D.A. Bragg Announces Return Of Two Paintings To Peru

February 16, 2024


Pictured: “Flight to Egypt”

Manhattan District Attorney Alvin L. Bragg, Jr., today announced the return of two paintings dating to the 18th Century to the people of Peru. As alleged, the paintings were stolen from a church in Peru in February 2012 and trafficked into Manhattan, where they were consigned for sale at an auction prior to the Office’s seizure this year.

“It does not matter whether an antiquity or painting was stolen ten years ago or ten thousand years ago – a stolen object is a stolen object,” said District Attorney Bragg. “This investigation makes clear that looting and trafficking is far from a thing of the past, and we will continue to work with our law enforcement partners to aggressively root out and dismantle these schemes.” 

Both paintings are characteristic of the Cuzco school, a distinctive artistic tradition that flourished from the city of Cuzco, Peru, during the Spanish colonial period. One painting, The Pilgrim Virgin, depicts the Virgin Mary enthroned and surrounded by angels. A second painting, Flight to Egypt, depicts the Child Jesus, the Virgin Mary and Saint Joseph on the flight to Egypt guided by an angel.

In February 2012, the two paintings were stolen from the Nuestra Señora de la Asunción church in Chicuito, Peru. During the 2012 theft, looters also pilfered other valuable relics from the church, including silver and bronze objects and additional colonial paintings.
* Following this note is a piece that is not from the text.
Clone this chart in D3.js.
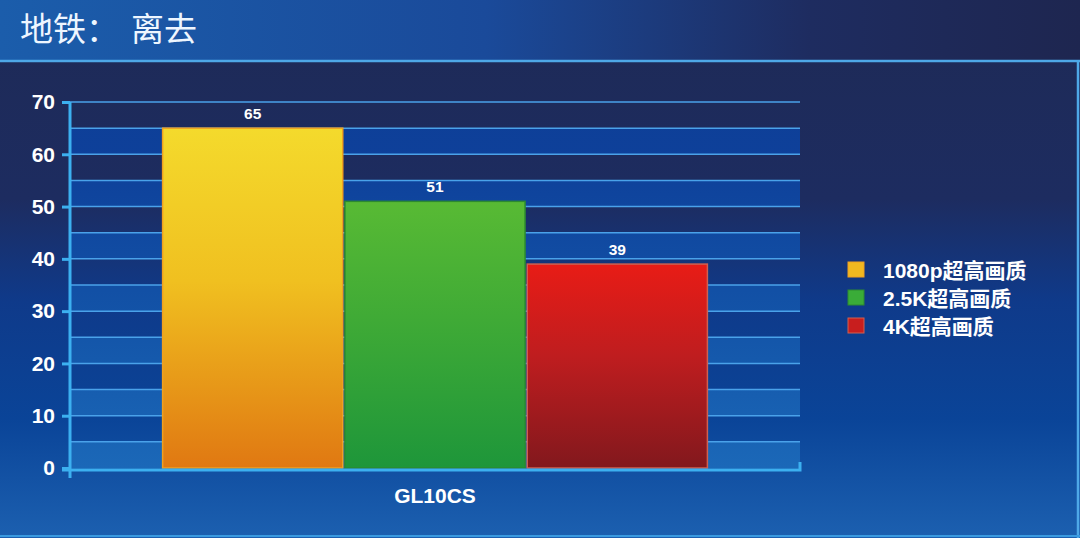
<!DOCTYPE html>
<html lang="zh">
<head>
    <meta charset="UTF-8">
    <title>地铁：离去</title>
    <script src="https://cdn.jsdelivr.net/npm/d3@7/dist/d3.min.js"></script>
    <style type="text/css">
        body { margin: 0; background: #1e2a56; }
        svg { display: block; }
        .tick text { fill: #ffffff; }
    </style>
</head>
<body>
<div id="vis"></div>
<script type="text/javascript">
    // chart data
    const titleParts = ["地铁：", "离去"];
    const categories = ["GL10CS"];
    const seriesNames = ["1080p超高画质", "2.5K超高画质", "4K超高画质"];
    const seriesValues = [65, 51, 39];
    const yTicks = [0, 10, 20, 30, 40, 50, 60, 70];

    const W = 1080, H = 538;
    const margin = {top: 102, left: 70, right: 280, bottom: 70};
    const plotRight = W - margin.right;   // 800
    const plotBottom = H - margin.bottom; // 468

    let svg = d3.select("#vis").append("svg")
        .attr("width", W)
        .attr("height", H);

    let defs = svg.append("defs");

    function linGrad(id, x2, y2, stops, user) {
        let g = defs.append("linearGradient").attr("id", id)
            .attr("x1", 0).attr("y1", 0).attr("x2", x2).attr("y2", y2);
        if (user) g.attr("gradientUnits", "userSpaceOnUse");
        stops.forEach(function (s) {
            g.append("stop").attr("offset", s[0]).attr("stop-color", s[1]);
        });
    }

    linGrad("headerGrad", 1, 0, [[0, "#1b5dab"], [0.45, "#1a4a9a"], [0.75, "#1e2c60"], [1, "#1e2650"]]);
    // panel and band gradients in page coordinates
    linGrad("panelGrad", 0, H, [[0, "#1e2a56"], [0.37, "#1d2c60"], [0.56, "#0f3a8a"], [0.78, "#0a4498"], [1, "#1c60b0"]], true);
    linGrad("bandGrad", 0, H, [[0, "#0d3d92"], [0.3, "#0e409a"], [0.6, "#1354a8"], [0.87, "#1b68b8"], [1, "#1b68b8"]], true);
    // bar gradients, one per series
    const barGrads = [
        ["#f4da2c", "#f0c020", "#e07812"],
        ["#58ba34", "#3faa36", "#1e963a"],
        ["#e81c16", "#bf1d1f", "#82181d"]
    ];
    const barStroke = ["#f0a020", "#2c8a30", "#d06050"];
    const legendFill = ["#f0b820", "#3aac38", "#c81e1e"];
    barGrads.forEach(function (c, i) {
        linGrad("bar" + i, 0, 1, [[0, c[0]], [0.45, c[1]], [1, c[2]]]);
    });

    // backgrounds
    svg.append("rect").attr("x", 0).attr("y", 0).attr("width", W).attr("height", 61)
        .attr("fill", "url(#headerGrad)");
    svg.append("rect").attr("x", 0).attr("y", 61).attr("width", W).attr("height", H - 61)
        .attr("fill", "url(#panelGrad)");
    svg.append("line").attr("x1", 0).attr("x2", W).attr("y1", 61).attr("y2", 61)
        .attr("stroke", "#4ea8e8").attr("stroke-width", 2.5);
    svg.append("line").attr("x1", W - 2).attr("x2", W - 2).attr("y1", 61).attr("y2", H)
        .attr("stroke", "#4ea8e8").attr("stroke-width", 2.5);
    svg.append("line").attr("x1", 0).attr("x2", W).attr("y1", H - 2).attr("y2", H - 2)
        .attr("stroke", "#3a9ae0").attr("stroke-width", 2);

    let titleText = svg.append("text")
        .attr("x", 20).attr("y", 41)
        .attr("fill", "#eef6ff")
        .attr("font-family", "'Noto Sans CJK SC', sans-serif")
        .attr("font-size", 33);
    titleText.append("tspan").text(titleParts[0]);
    titleText.append("tspan").attr("dx", 12).text(titleParts[1]);

    // scales
    let yScale = d3.scaleLinear().domain([0, 70]).range([plotBottom, margin.top]);
    let x0 = d3.scaleBand().domain(categories).range([margin.left, plotRight])
        .paddingInner(0).paddingOuter(0.17);
    let x1 = d3.scaleBand().domain(seriesNames).range([0, x0.bandwidth()]).paddingInner(0.012);

    let plot = svg.append("g");

    // alternating bands
    let bandStarts = d3.range(0, 70, 10);
    plot.selectAll(".band").data(bandStarts).enter().append("rect")
        .attr("class", "band")
        .attr("x", margin.left)
        .attr("width", plotRight - margin.left)
        .attr("y", function (d) { return yScale(d + 5); })
        .attr("height", function (d) { return yScale(d) - yScale(d + 5); })
        .attr("fill", "url(#bandGrad)");

    // gridlines every 5
    plot.selectAll(".grid").data(d3.range(5, 75, 5)).enter().append("line")
        .attr("class", "grid")
        .attr("x1", margin.left).attr("x2", plotRight)
        .attr("y1", function (d) { return yScale(d); })
        .attr("y2", function (d) { return yScale(d); })
        .attr("stroke", "#4aa2ea").attr("stroke-width", 1.5);

    // bars
    let groups = plot.selectAll(".grp").data(categories).enter().append("g")
        .attr("transform", function (d) { return "translate(" + x0(d) + ",0)"; });

    groups.selectAll("rect.bar").data(seriesNames).enter().append("rect")
        .attr("class", "bar")
        .attr("x", function (d) { return x1(d); })
        .attr("width", x1.bandwidth())
        .attr("y", function (d, i) { return yScale(seriesValues[i]); })
        .attr("height", function (d, i) { return yScale(0) - yScale(seriesValues[i]); })
        .attr("fill", function (d, i) { return "url(#bar" + i + ")"; })
        .attr("stroke", function (d, i) { return barStroke[i]; })
        .attr("stroke-width", 1.5);

    groups.selectAll("text.val").data(seriesNames).enter().append("text")
        .attr("class", "val")
        .attr("x", function (d) { return x1(d) + x1.bandwidth() / 2; })
        .attr("y", function (d, i) { return yScale(seriesValues[i]) - 9; })
        .attr("text-anchor", "middle")
        .attr("fill", "#ffffff")
        .attr("font-family", "'Liberation Sans', Arial, sans-serif")
        .attr("font-weight", "bold")
        .attr("font-size", 15.5)
        .text(function (d, i) { return seriesValues[i]; });

    // axes
    let yAxis = svg.append("g")
        .attr("transform", "translate(" + margin.left + ",0)")
        .call(d3.axisLeft(yScale).tickValues(yTicks).tickSize(8).tickSizeOuter(0).tickPadding(7));
    yAxis.select(".domain").attr("stroke", "#3cb0f0").attr("stroke-width", 3)
        .attr("d", "M0," + margin.top + "V" + (plotBottom + 10));
    yAxis.selectAll(".tick line").attr("stroke", "#3cb0f0").attr("stroke-width", 3);
    yAxis.selectAll(".tick text")
        .attr("font-family", "'Liberation Sans', Arial, sans-serif")
        .attr("font-weight", "bold")
        .attr("font-size", 21);

    let xAxis = svg.append("g")
        .attr("transform", "translate(0," + (plotBottom + 2) + ")")
        .call(d3.axisBottom(x0).tickSizeInner(0).tickSizeOuter(-8).tickPadding(18));
    xAxis.select(".domain").attr("stroke", "#3cb0f0").attr("stroke-width", 3)
        .attr("d", "M" + (margin.left - 8) + ",0H" + plotRight + "V-8");
    xAxis.selectAll(".tick text")
        .attr("font-family", "'Liberation Sans', Arial, sans-serif")
        .attr("font-weight", "bold")
        .attr("font-size", 21);

    // legend
    let legend = svg.append("g").attr("transform", "translate(848,262)");
    let items = legend.selectAll(".item").data(seriesNames).enter().append("g")
        .attr("transform", function (d, i) { return "translate(0," + (i * 28) + ")"; });
    items.append("rect")
        .attr("width", 16).attr("height", 15)
        .attr("fill", function (d, i) { return legendFill[i]; })
        .attr("stroke", function (d, i) { return barStroke[i]; });
    items.append("text")
        .attr("x", 35).attr("y", 16)
        .attr("fill", "#ffffff")
        .attr("font-family", "'Liberation Sans', 'Noto Sans CJK SC', sans-serif")
        .attr("font-weight", "bold")
        .attr("font-size", 21)
        .text(function (d) { return d; });
</script>
</body>
</html>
Pictured: “The Pilgrim Virgin”

“The protection, recovery, and return of our cultural heritage is a permanent policy of the Republic of Peru. This means it is a policy that is maintained over time through various democratic governments and has the full support of the Ministry of Foreign Affairs, through its embassies and Consulates General around the world,” said Ambassador Marita Landaveri, Consul General of Peru in New York. “We are deeply grateful for the cooperation of New York authorities in the successful recovery of two significant colonial paintings, which will soon be returned to the people of Peru. This collaboration underscores our ongoing commitment to combating the trafficking of cultural heritage, and we anticipate continued partnership in these vital efforts.”

“We are proud to begin the process of turning an atrocious act of stolen religious artwork taken from a sacred place to a parable with a peaceable ending. Whether here in New York or a continent away, HSI New York’s Cultural Property, Art, and Antiquities Group and our law enforcement partners are unendingly committed to reuniting people and nations with their stolen historical artifacts,” said HSI New York Acting Special Agent in Charge Erin Keegan. “I want to thank the District Attorney for New York County, the People of Peru, and the HSI Attaché for Lima, Peru, for your unwavering support in securing justice on behalf of these precious works.”

During District Attorney Bragg’s tenure, the ATU has recovered almost 1,200 antiquities stolen from more than 25 countries and valued at nearly $225 million. Since its creation, the ATU has recovered almost 4,900 antiquities valued at nearly $450 million and has returned more than 4,500 of them so far to more than 25 countries.

Assistant District Attorney Matthew Bogdanos, Chief of the Antiquities Trafficking Unit and Senior Trial Counsel, supervised the investigation, which was conducted by Assistant District Attorney Bradley Barbour; Supervising Investigative Analyst Apsara Iyer, Investigative Analysts Charlotte Looram and Hilary Chassé; and Special Agent Ilya Faynshteyn of Homeland Security Investigations.  The District Attorney’s Office would like to thank Doyle Auction, New York for their assistance and cooperation with our investigation.